Of course, there are already sites that sell beer kits, but Kit Lab promises to turn it into something akin to a social network, and to become a go-to resource for unusual beer ingredients. Based on a highly unscientific survey I submitted to my home-brewing colleagues, it seems like the response echoes the split of experienced/inexperienced home cooks with regard to those dinner kits. An accomplished homebrewer seemed skeptical of Kit Lab’s value. “It seems sort of counter to the DIY ethos of homebrewing,” she said. “Also, a lot of secret formula ingredients are quirky and perishable, like fresh hops from the garden or a handful of sour cherries.”

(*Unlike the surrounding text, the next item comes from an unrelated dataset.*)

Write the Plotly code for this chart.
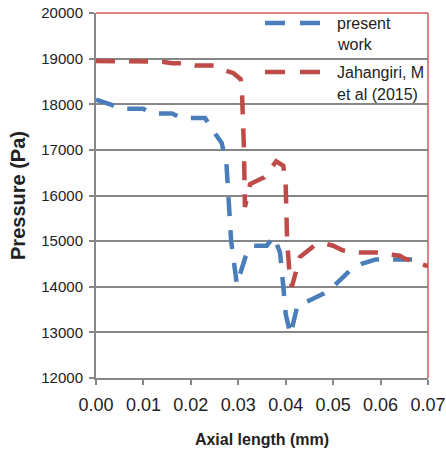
import plotly.graph_objects as go

# Data
present_x = [0.000, 0.003, 0.005, 0.010, 0.0115, 0.016, 0.018, 0.023, 0.0245, 0.0265,
             0.0275, 0.0285, 0.0297, 0.0315, 0.0328, 0.036, 0.0375, 0.0388, 0.0395,
             0.0400, 0.0410, 0.0425, 0.045, 0.048, 0.050, 0.052, 0.054, 0.056, 0.059,
             0.064, 0.068]
present_y = [18100, 18000, 17900, 17900, 17800, 17800, 17700, 17700, 17450, 17150,
             16700, 15000, 14050, 14650, 14900, 14900, 15100, 14750, 14000,
             13400, 12950, 13600, 13700, 13850, 14000, 14200, 14400, 14500, 14600,
             14600, 14600]

jah_x = [0.000, 0.014, 0.016, 0.019, 0.021, 0.025, 0.027, 0.029, 0.0305, 0.0308,
         0.0312, 0.0314, 0.0325, 0.0355, 0.038, 0.0395, 0.0400, 0.0403, 0.0408,
         0.0413, 0.043, 0.046, 0.048, 0.050, 0.052, 0.054, 0.059, 0.062, 0.064,
         0.065, 0.067, 0.070]
jah_y = [18950, 18930, 18900, 18900, 18850, 18850, 18750, 18680, 18550, 18200,
         17000, 15750, 16250, 16400, 16750, 16650, 16200, 15000, 14300,
         14000, 14650, 14900, 14950, 14900, 14800, 14750, 14750, 14700, 14680,
         14620, 14550, 14450]

series_names = ["present work", "Jahangiri, M et al (2015)"]
legend_lines = [["present", "work"], ["Jahangiri, M", "et al (2015)"]]

x_ticks = [0.00, 0.01, 0.02, 0.03, 0.04, 0.05, 0.06, 0.07]
y_ticks = [12000, 13000, 14000, 15000, 16000, 17000, 18000, 19000, 20000]

BLUE = "#4a7ebb"
RED = "#be4b48"
GRID = "#868686"
BORDER = "#d05a5a"
TXT = "#222222"
FONT = "Liberation Sans, Arial, sans-serif"
DASH = "19px,14px"

fig = go.Figure()
fig.add_trace(go.Scatter(x=present_x, y=present_y, mode="lines", name=series_names[0],
                         showlegend=False,
                         line=dict(color=BLUE, width=4.5, dash=DASH)))
fig.add_trace(go.Scatter(x=jah_x, y=jah_y, mode="lines", name=series_names[1],
                         showlegend=False,
                         line=dict(color=RED, width=4.5, dash=DASH)))

# Manual legend (placed in paper coordinates, like the reference's inset legend)
plot_l, plot_r, plot_t, plot_b = 96, 428, 13, 378
def px_x(p):
    return (p - plot_l) / (plot_r - plot_l)
def px_y(p):
    return (plot_b - p) / (plot_b - plot_t)

shapes = [
    dict(type="line", xref="paper", yref="paper", x0=0, x1=1, y0=1, y1=1,
         line=dict(color=BORDER, width=1.5)),
    dict(type="line", xref="paper", yref="paper", x0=1, x1=1, y0=0, y1=1,
         line=dict(color=BORDER, width=1.5)),
]
annotations = []
for color, ly, lines, ty in [(BLUE, 23, legend_lines[0], [23, 45]),
                             (RED, 72, legend_lines[1], [72, 95])]:
    shapes.append(dict(type="line", xref="paper", yref="paper",
                       x0=px_x(265), x1=px_x(322), y0=px_y(ly), y1=px_y(ly),
                       line=dict(color=color, width=4.5, dash="20px,15px")))
    for txt, yy in zip(lines, ty):
        annotations.append(dict(text=txt, xref="paper", yref="paper",
                                x=px_x(335), y=px_y(yy), xanchor="left", yanchor="middle",
                                showarrow=False, font=dict(size=16, color=TXT, family=FONT)))

fig.update_layout(
    width=446, height=453,
    margin=dict(l=plot_l, r=446 - plot_r, t=plot_t, b=453 - plot_b, autoexpand=False),
    paper_bgcolor="white", plot_bgcolor="white",
    font=dict(family=FONT, color=TXT),
    showlegend=False,
    xaxis=dict(range=[0, 0.07], tickvals=x_ticks, tickformat=".2f",
               showgrid=False, zeroline=False, automargin=False,
               showline=True, linecolor=GRID, linewidth=2,
               ticks="outside", ticklen=5, tickwidth=2, tickcolor=GRID,
               ticklabelstandoff=4,
               tickfont=dict(size=18, color=TXT),
               title=dict(text="<b>Axial length (mm)</b>", font=dict(size=16, color=TXT),
                          standoff=20)),
    yaxis=dict(range=[12000, 20000], tickvals=y_ticks, tickformat="d",
               showgrid=True, gridcolor=GRID, gridwidth=2, zeroline=False, automargin=False,
               showline=True, linecolor=GRID, linewidth=2,
               ticks="outside", ticklen=5, tickwidth=2, tickcolor=GRID,
               ticklabelstandoff=3,
               tickfont=dict(size=15, color=TXT),
               title=dict(text="<b>Pressure (Pa)</b>", font=dict(size=20, color=TXT),
                          standoff=10)),
    shapes=shapes,
    annotations=annotations,
)

fig.write_html("out.html")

But another colleague who’s been wanting to get more into homebrewing really liked the idea. “I think the main point of providing specific amounts of specialty ingredients sounds super convenient, even living within walking distance of two brew shops,” he said. (He lives in Brooklyn.) If you agree—or if you’d like to make a few bucks on your priced homebrew recipe—you can donate to Kit Lab’s Kickstarter campaign through Saturday, May 2. If the company reaches its funding goal, it plans to open its online marketplace in July.